Salivary Biomarkers as Objective Measures of Acute Pain

Monday, 7 July 2008
William Fehder, PhD, CRNA , College of Nursing, New York University, New York, NY

Learning Objective 1: The learner will be able to identify three reasons objective measures of acute pain are useful for clinical practice.

Learning Objective 2: The learner will be able to identify groups of patients who are undertreated for acute pain due to inability to report their pain experience.

Purpose: To test four biological markers contained in saliva as easily obtained physiological measures of pain. The assessment of pain is now regarded by many health care institutions as the fifth vital sign, similar to the other vital signs like blood pressure, pulse, temperature and respiratory rate. Pain is a frequent cause of patients seeking health care, yet healthcare providers often under treat pain. The personal and subjective nature of the pain experience for patients creates a unique challenge for healthcare providers to treat it adequately. Objective measures of pain would assist healthcare providers in assessing patients' pain and would help to assure more adequate pain control measures.

Methods: In this study we will use the well-established elective third molar extraction model of pain to assess the correlation between salivary biomarkers and visual analog scale (VAS) measures of pain in 60 subjects before and after dental extraction. Saliva and VAS scores will be obtained before extraction and again once the local anesthetic has begun to wear off and pain is experienced. The saliva samples will be analyzed for substance P, alpha amylase, lysozyme and total salivary proteins that several studies have found to vary with pain.

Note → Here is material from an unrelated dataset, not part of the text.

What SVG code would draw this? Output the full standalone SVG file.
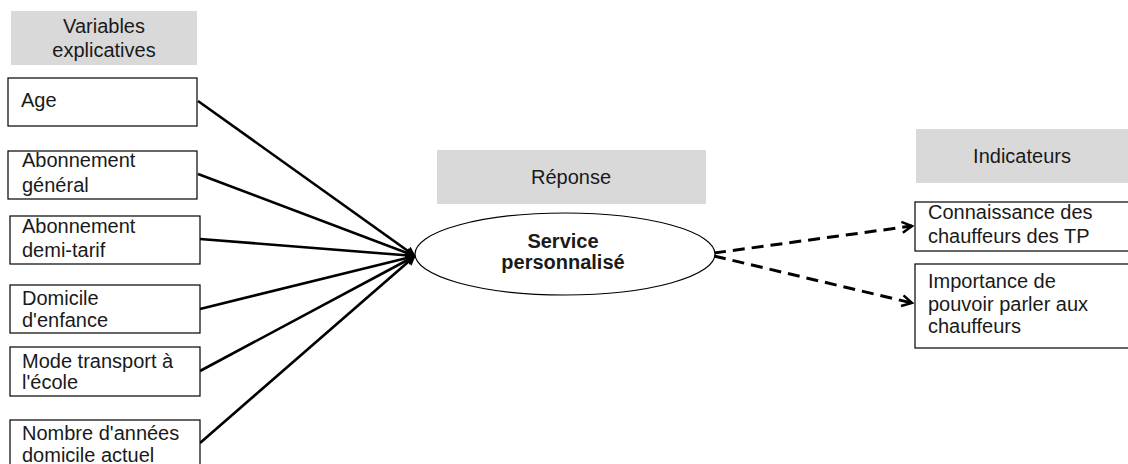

Findings: Data collection for this study is scheduled to begin in January 2008.

Conclusions: Salivary measures offer advantages over blood measures including: ease of obtaining multiple samples, and less risk to healthcare personnel. An objective non-verbal measure of pain would help healthcare providers adequately treat groups of non-verbal patients such as children, stroke victims, intubated patients and those who are comatose, among others. Furthermore, objective pain assessment could reduce treatment disparities by practitioners who are reluctant to rely solely on patient reported pain symptoms in prescribing analgesics for groups of patients such as racial and ethnic minorities who are sometimes labeled as drug seekers.